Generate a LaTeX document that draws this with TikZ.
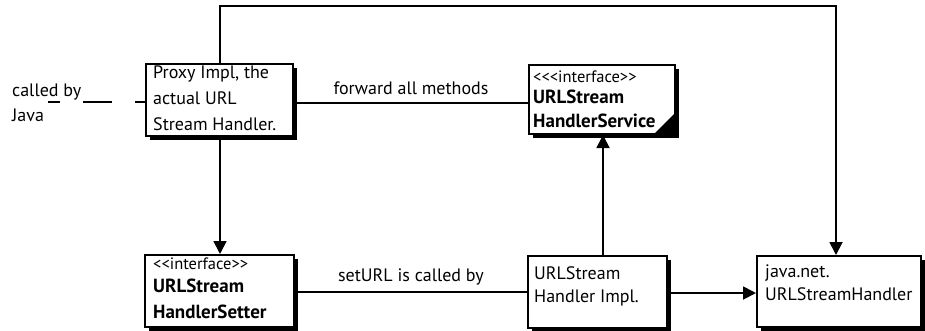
\documentclass[tikz,border=0pt]{standalone}
\usepackage{fontspec}
\setmainfont{PT Sans}
\usetikzlibrary{arrows.meta,shadows}
\begin{document}
\begin{tikzpicture}[x=1pt,y=-1pt,
  box/.style={draw,line width=2pt,fill=white,anchor=north west,inner sep=0pt,
    general shadow={fill=black,shadow xshift=4pt,shadow yshift=-4pt}},
  txt/.style={anchor=north west,align=left,inner sep=0pt,font=\fontsize{18}{26}\selectfont},
  conn/.style={line width=1.8pt},
  arr/.style={conn,-{Triangle[length=13pt,width=13pt]}},
  lbl/.style={anchor=base,inner sep=0pt,font=\fontsize{18}{20}\selectfont}]
\useasboundingbox (0,0) rectangle (925,330);
% boxes
\node[box,minimum width=147pt,minimum height=72pt] (proxy) at (145,63) {};
\node[box,minimum width=146pt,minimum height=69pt] (service) at (528,64) {};
\node[box,minimum width=149pt,minimum height=72pt] (setter) at (144,254) {};
\node[box,minimum width=139pt,minimum height=72pt] (impl) at (527,255) {};
\node[box,minimum width=164pt,minimum height=71pt] (javanet) at (756,255) {};
% texts
\node[txt] (proxyt) at (153,66) {Proxy Impl, the\\actual URL\\Stream Handler.};
\node[txt,font=\fontsize{19}{24}\selectfont] (servicet) at (533,71) {{\fontsize{16.5}{16}\selectfont {<}{<}{<}interface{>}{>}}\\[-3pt]\textbf{URLStream}\\\textbf{HandlerService}};
\fill (service.south east) -- ++(0,-23) -- ++(-23,23) -- cycle;
\node[txt,font=\fontsize{19}{26}\selectfont] (settert) at (153,258) {{\fontsize{16.5}{16}\selectfont {<}{<}interface{>}{>}}\\[-3pt]\textbf{URLStream}\\\textbf{HandlerSetter}};
\node[txt,font=\fontsize{18}{23}\selectfont] (implt) at (534,266) {URLStream\\Handler Impl.};
\node[txt,font=\fontsize{18}{23}\selectfont] (javat) at (765,265) {java.net.\\URLStreamHandler};
\node[txt,font=\fontsize{18}{25}\selectfont] (calledby) at (12,84) {called by\\Java};
% connectors
\coordinate (cj) at (48,102);
\draw[conn,dash pattern=on 12pt off 23pt on 29pt off 23pt on 10pt] (cj) -- (cj -| proxy.west);
\coordinate (fw) at (0,103);
\draw[conn] (proxy.east |- fw) -- node[lbl,above=7pt] (fwl) {forward all methods} (service.west |- fw);
\coordinate (px) at (220,0);
\draw[arr] (proxy.south -| px) -- (setter.north -| px);
\coordinate (sl) at (0,292);
\draw[conn] (setter.east |- sl) -- node[lbl,above=6pt] (sll) {setURL is called by} (impl.west |- sl);
\coordinate (iu) at (603,0);
\draw[arr] (impl.north -| iu) -- (service.south -| iu);
\coordinate (ij) at (0,293);
\draw[arr] (impl.east |- ij) -- (javanet.west |- ij);
\coordinate (tp) at (0,6);
\coordinate (jx) at (836,0);
\draw[arr] (proxy.north -| px) -- (tp -| px) -- (tp -| jx) -- (javanet.north -| jx);
\end{tikzpicture}
\end{document}
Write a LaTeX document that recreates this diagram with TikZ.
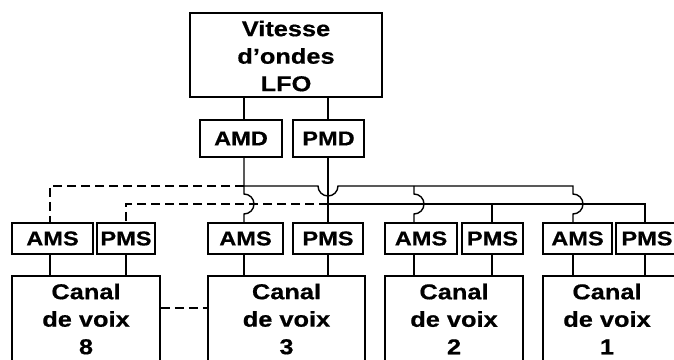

# WHAT YOU SHOULD DO:
Output the data above without changes, apart from leaving out the pictures.

# EXERCISE ANSWER:
Generate a LaTeX document that draws this with TikZ.
\documentclass[tikz,border=0pt]{standalone}
\usepackage{fontspec}
\setmainfont{PT Sans}
\usetikzlibrary{arrows.meta,shadows}
\begin{document}
\begin{tikzpicture}[x=1pt,y=-1pt,
  box/.style={draw,line width=2pt,fill=white,anchor=north west,inner sep=0pt,
    general shadow={fill=black,shadow xshift=4pt,shadow yshift=-4pt}},
  txt/.style={anchor=north west,align=left,inner sep=0pt,font=\fontsize{18}{26}\selectfont},
  conn/.style={line width=1.8pt},
  arr/.style={conn,-{Triangle[length=13pt,width=13pt]}},
  lbl/.style={anchor=base,inner sep=0pt,font=\fontsize{18}{20}\selectfont}]
\useasboundingbox (0,0) rectangle (925,330);
% boxes
\node[box,minimum width=147pt,minimum height=72pt] (proxy) at (145,63) {};
\node[box,minimum width=146pt,minimum height=69pt] (service) at (528,64) {};
\node[box,minimum width=149pt,minimum height=72pt] (setter) at (144,254) {};
\node[box,minimum width=139pt,minimum height=72pt] (impl) at (527,255) {};
\node[box,minimum width=164pt,minimum height=71pt] (javanet) at (756,255) {};
% texts
\node[txt] (proxyt) at (153,66) {Proxy Impl, the\\actual URL\\Stream Handler.};
\node[txt,font=\fontsize{19}{24}\selectfont] (servicet) at (533,71) {{\fontsize{16.5}{16}\selectfont {<}{<}{<}interface{>}{>}}\\[-3pt]\textbf{URLStream}\\\textbf{HandlerService}};
\fill (service.south east) -- ++(0,-23) -- ++(-23,23) -- cycle;
\node[txt,font=\fontsize{19}{26}\selectfont] (settert) at (153,258) {{\fontsize{16.5}{16}\selectfont {<}{<}interface{>}{>}}\\[-3pt]\textbf{URLStream}\\\textbf{HandlerSetter}};
\node[txt,font=\fontsize{18}{23}\selectfont] (implt) at (534,266) {URLStream\\Handler Impl.};
\node[txt,font=\fontsize{18}{23}\selectfont] (javat) at (765,265) {java.net.\\URLStreamHandler};
\node[txt,font=\fontsize{18}{25}\selectfont] (calledby) at (12,84) {called by\\Java};
% connectors
\coordinate (cj) at (48,102);
\draw[conn,dash pattern=on 12pt off 23pt on 29pt off 23pt on 10pt] (cj) -- (cj -| proxy.west);
\coordinate (fw) at (0,103);
\draw[conn] (proxy.east |- fw) -- node[lbl,above=7pt] (fwl) {forward all methods} (service.west |- fw);
\coordinate (px) at (220,0);
\draw[arr] (proxy.south -| px) -- (setter.north -| px);
\coordinate (sl) at (0,292);
\draw[conn] (setter.east |- sl) -- node[lbl,above=6pt] (sll) {setURL is called by} (impl.west |- sl);
\coordinate (iu) at (603,0);
\draw[arr] (impl.north -| iu) -- (service.south -| iu);
\coordinate (ij) at (0,293);
\draw[arr] (impl.east |- ij) -- (javanet.west |- ij);
\coordinate (tp) at (0,6);
\coordinate (jx) at (836,0);
\draw[arr] (proxy.north -| px) -- (tp -| px) -- (tp -| jx) -- (javanet.north -| jx);
\end{tikzpicture}
\end{document}
Write a LaTeX document that recreates this diagram with TikZ.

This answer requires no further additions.